In a statement posted on its Web site, al-Qaida in Iraq confirmed al-Zarqawi's death and vowed to continue its "holy war."
"We want to give you the joyous news of the martyrdom of the mujahed sheik Abu Musab al-Zarqawi," said the statement, signed by "Abu Abdel-Rahman al-Iraqi," identified as the deputy emir, or leader, of al-Qaida in Iraq. "The death of our leaders is life for us. It will only increase our persistence in continuing holy war so that the world of God will be supreme."

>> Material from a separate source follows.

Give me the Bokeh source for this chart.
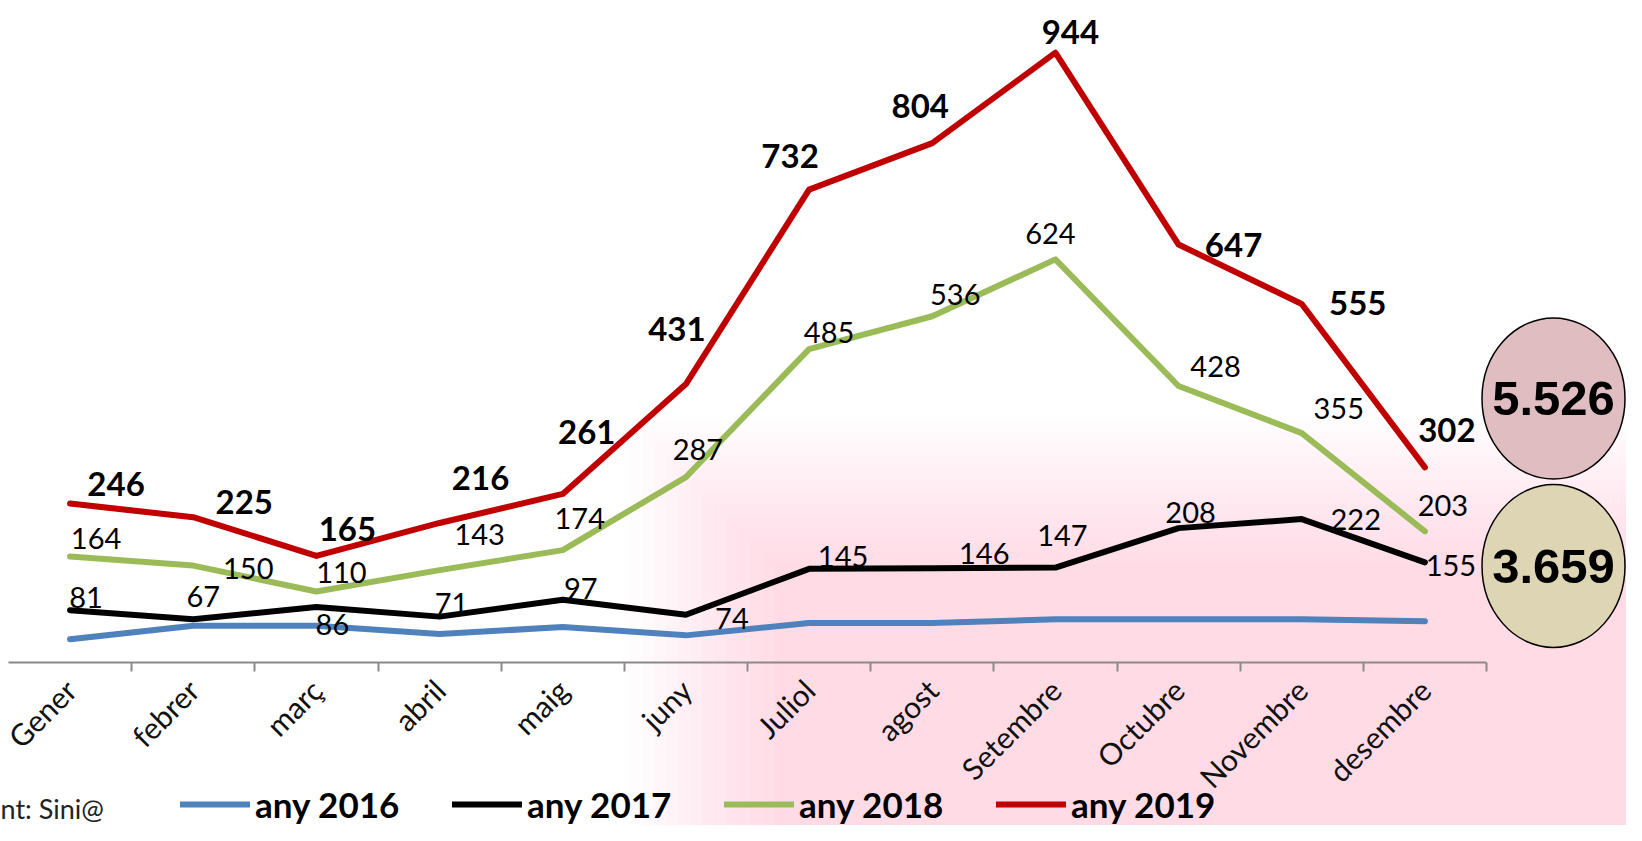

In April, al-Zarqawi released a videotape showing his face for the first time. Analysts believe this was an attempt to strengthen his image as the leader of Iraq's insurgents. Iraqi officials said the tape helped lead U.S. forces to al-Zarqawi, but did not give details.
Born Ahmad Fadhil Nazzal al-Khalayleh in October 1966 in Jordan, al-Zarqawi took his war name from Zarqa, an industrial town. He apparently embraced radical Islam while in a Jordanian prison in the late 1990s.
He was released in an amnesty and went to Afghanistan in 1999. There he formed links with Osama bin Laden, planner of the Sept. 11, 2001, terrorist attacks on the World Trade Center in New York and the Pentagon in Washington. Al-Zarqawi fled after the U.S. kicked out the Taliban in late 2001 and made his way to Iraq, according to biographies posted on Islamic Web sites and U.S. military officials.
In 2003, al-Zarqawi emerged as a leader of "Tawhid and Jihad," or "Monotheism and Holy War." In October 2004, the group announced on its Web site that it had sworn an oath to al-Qaida and bin Laden, "the father of all fighters," and changed its name to "al-Qaida in Iraq." That December, bin Laden endorsed al-Zarqawi as his deputy in Iraq. Al-Zarqawi sought to spark civil war between Sunni and Shiite Muslims throughout the Middle East and called Shiites "enemies of Islam."
The terrorist group claims to have carried out some of the most murderous suicide attacks in Iraq, including two blasts in August 2003: one against the U.N. headquarters in Baghdad that killed 22 people, including Sergio Vieira de Mello, the U.N. envoy to Iraq, and another against a Shiite shrine in Najaf that killed about 85 people, including Ayatollah Mohammed Baqir al-Hakin, a Shiite leader.
Some TV stations in the Middle East interrupted scheduled programming to report al-Zarqawi's death. But in Saudi Arabia, a program on the need for women to be connected to their environment played on the official station after the news had been reported elsewhere.
In Syria, news of al-Zarqawi's death appeared only in a news bar at the bottom of the screen during a call-in show.
Iraqi Prime Minister Nouri al Maliki confirmed al-Zarqawi's death at a press conference. He said there had been several efforts to kill him in the last week and a half.
"Today, al-Zarqawi was terminated," he told reporters, drawing applause and cheers.